Mr. Garnier: I support the thrust of new clause 3, which was so sensibly introduced by the hon. Member for Stafford (Mr. Kidney), and the amendment tabled by my hon. Friend the Member for Woking (Mr. Malins). Their concerns are abundantly sensible and, I suggest, not capable of contradiction. As my hon. Friend the Member for Woking said, they were brilliantly reinforced by the example given by the hon. and learned Member for Medway (Mr. Marshall-Andrews).
One of the further reasons why the new clause and the amendment deserve consideration is that on Second Reading the Home Secretary relied on the Scottish example to justify not allowing the criminal defendant the right of election. He said:
In Scotland, the prosecutor chooses the venue, but the sheriff who tries the summary case is the equivalent of a stipendiary magistrate or a circuit judge in this jurisdiction, not a bench of lay magistrates. Moreover, the maximum sentence available on summary trial in Scotland is three months, not six, and unlike in this country, the summary court has no power to commit a convicted defendant to a higher court for a more severe sentence if it feels that its powers are insufficient.
On Second Reading, the Home Secretary was trying to persuade the House of Commons that the Scottish example was of some value to us in our deliberations on the Bill. For the reasons that have been outlined by the hon. Member for Stafford in his new clause, and those outlined by my hon. Friend the Member for Woking, the Home Secretary's arguments are without merit. I invite the House to pay considerable attention to what the hon. Gentleman and my hon. Friend have just said.
Mr. Simon Hughes (Southwark, North and Bermondsey): I apologise to the hon. Member for Stafford (Mr. Kidney) for
arriving slightly late. I heard the end of his speech and all that of the hon. Member for Woking (Mr. Malins), and I understand the argument.I support in general--because it is logical--the proposition that people should know in advance the potential consequences for them of a certain plea, but I want to make a point that is slightly different from those that have been made so far. If ever there was an argument for not legislating now, it is evidenced by this debate.
We should consider the terms of reference for the Auld committee. A review is in progress: Lord Justice Auld is going around the country collecting evidence. He is also going abroad and looking at other jurisdictions, and considering the Scottish experience. He has asked some profound questions, which relate to issues such as this but which also go wider. He asks, for example, whether there should be only one form of court. Should the magistrates court and the Crown court be merged to avoid the committal process? Should there be two types of judge, a full-time professional judge and a part-time lay judge? Should the work be divided between them, but in the same court?

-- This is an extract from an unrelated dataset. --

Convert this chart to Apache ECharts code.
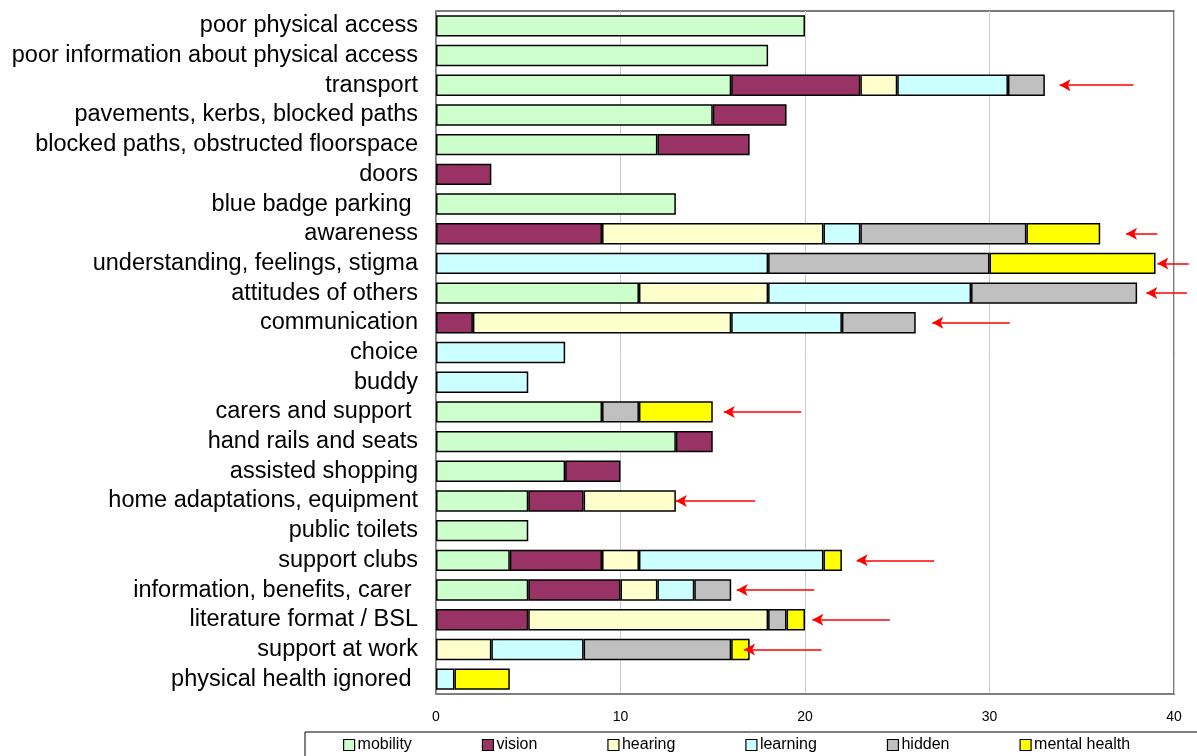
<!DOCTYPE html>
<html>
<head>
<meta charset="utf-8">
<script src="https://cdn.jsdelivr.net/npm/echarts@6/dist/echarts.min.js"></script>
<style>
html,body{margin:0;padding:0;background:#fff}
#chart{width:1197px;height:756px}
</style>
</head>
<body>
<div id="chart"></div>
<script>
// categories top to bottom
const categories = [
  'poor physical access', 'poor information about physical access', 'transport',
  'pavements, kerbs, blocked paths', 'blocked paths, obstructed floorspace', 'doors',
  'blue badge parking ', 'awareness', 'understanding, feelings, stigma',
  'attitudes of others', 'communication', 'choice', 'buddy', 'carers and support ',
  'hand rails and seats', 'assisted shopping', 'home adaptations, equipment',
  'public toilets', 'support clubs', 'information, benefits, carer ',
  'literature format / BSL', 'support at work', 'physical health ignored '
];
const seriesNames = ['mobility', 'vision', 'hearing', 'learning', 'hidden', 'mental health'];
const seriesColors = ['#ccffcc', '#993366', '#ffffcc', '#ccffff', '#c0c0c0', '#ffff00'];

const mobility = [20, 18, 16, 15, 12, '-', 13, '-', '-', 11, '-', '-', '-', 9, 13, 7, 5, 5, 4, 5, '-', '-', '-'];
const vision   = ['-', '-', 7, 4, 5, 3, '-', 9, '-', '-', 2, '-', '-', '-', 2, 3, 3, '-', 5, 5, 5, '-', '-'];
const hearing  = ['-', '-', 2, '-', '-', '-', '-', 12, '-', 7, 14, '-', '-', '-', '-', '-', 5, '-', 2, 2, 13, 3, '-'];
const learning = ['-', '-', 6, '-', '-', '-', '-', 2, 18, 11, 6, 7, 5, '-', '-', '-', '-', '-', 10, 2, '-', 5, 1];
const hidden   = ['-', '-', 2, '-', '-', '-', '-', 9, 12, 9, 4, '-', '-', 2, '-', '-', '-', '-', '-', 2, 1, 8, '-'];
const mental   = ['-', '-', '-', '-', '-', '-', '-', 4, 9, '-', '-', '-', '-', 4, '-', '-', '-', '-', 1, '-', 1, 1, 3];

// red annotation arrows (row, tail x, tip x)
const arrowRows = [2, 7, 8, 9, 10, 13, 16, 18, 19, 20, 21];
const arrowTail = [37.8, 39.1, 40.8, 40.7, 31.1, 19.8, 17.3, 27.0, 20.5, 24.6, 20.9];
const arrowTip  = [33.8, 37.4, 39.1, 38.5, 26.9, 15.6, 13.0, 22.8, 16.3, 20.4, 16.7];

const allData = [mobility, vision, hearing, learning, hidden, mental];

const W = 1197, gridLeft = 436, gridRight = 23;
// hidden overlay axis that runs to the right edge, same scale, so arrows may stick out
const overlayMax = 40 * (W - gridLeft) / (W - gridLeft - gridRight);

const arrowLines = arrowRows.map(function (r, i) {
  return [
    { coord: [arrowTail[i], categories[r]] },
    { coord: [arrowTip[i], categories[r]] }
  ];
});

const series = seriesNames.map(function (name, i) {
  return {
    name: name,
    type: 'bar',
    stack: 'total',
    data: allData[i],
    barCategoryGap: '28%',
    itemStyle: { color: seriesColors[i], borderColor: '#000', borderWidth: 1.5 },
    emphasis: { disabled: true }
  };
});
series.push({
  name: 'arrows',
  type: 'line',
  xAxisIndex: 1,
  yAxisIndex: 1,
  data: [],
  markLine: {
    silent: true,
    animation: false,
    symbol: ['none', 'arrow'],
    symbolSize: [9, 11],
    label: { show: false },
    lineStyle: { color: '#ff0000', width: 1.5, type: 'solid' },
    emphasis: { disabled: true },
    data: arrowLines
  }
});

const chart = echarts.init(document.getElementById('chart'));
chart.setOption({
  animation: false,
  textStyle: { fontFamily: 'Liberation Sans, Arial, sans-serif' },
  grid: [
    { left: gridLeft, right: gridRight, top: 11, bottom: 62,
      show: true, borderColor: '#505050', borderWidth: 1.5 },
    { left: gridLeft, right: 0, top: 11, bottom: 62 }
  ],
  xAxis: [{
    type: 'value', min: 0, max: 40, interval: 10,
    axisLine: { show: true, lineStyle: { color: '#808080', width: 1.5 } },
    axisTick: { show: false },
    splitLine: { lineStyle: { color: '#cccccc', width: 1 } },
    axisLabel: { color: '#000', fontSize: 14, margin: 16 }
  }, {
    type: 'value', gridIndex: 1, min: 0, max: overlayMax, show: false
  }],
  yAxis: [{
    type: 'category', data: categories, inverse: true,
    axisLine: { show: true, lineStyle: { color: '#808080', width: 1.5 } },
    axisTick: { show: false },
    axisLabel: { color: '#000', fontSize: 23.5, margin: 18, interval: 0 }
  }, {
    type: 'category', gridIndex: 1, data: categories, inverse: true, show: false
  }],
  legend: {
    data: seriesNames,
    left: 305, top: 732,
    width: 1100,
    padding: [5, 120, 10, 38],
    borderColor: '#000', borderWidth: 1,
    itemWidth: 11, itemHeight: 11, itemGap: 70,
    icon: 'rect',
    itemStyle: { borderColor: '#000', borderWidth: 1.2 },
    textStyle: { color: '#000', fontSize: 16, padding: [0, 0, 0, -2] }
  },
  series: series
});
</script>
</body>
</html>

Should there be different rules about who might be on a jury? Many of us are disqualified from jury service. Is the way in which we form juries correct, or ought we to review the methods of selection in order to include people who may currently be excluded? Some say that juries are currently very unbalanced, because many "professional" people submit the equivalent of sick notes, with the result that juries do not represent the true balance of the community as we would wish them to.
Should there be more stipendiary magistrates, or more lay magistrates? We could have an important debate about that. Which would command more confidence among the electorate, and the public as a whole? Which would cost more?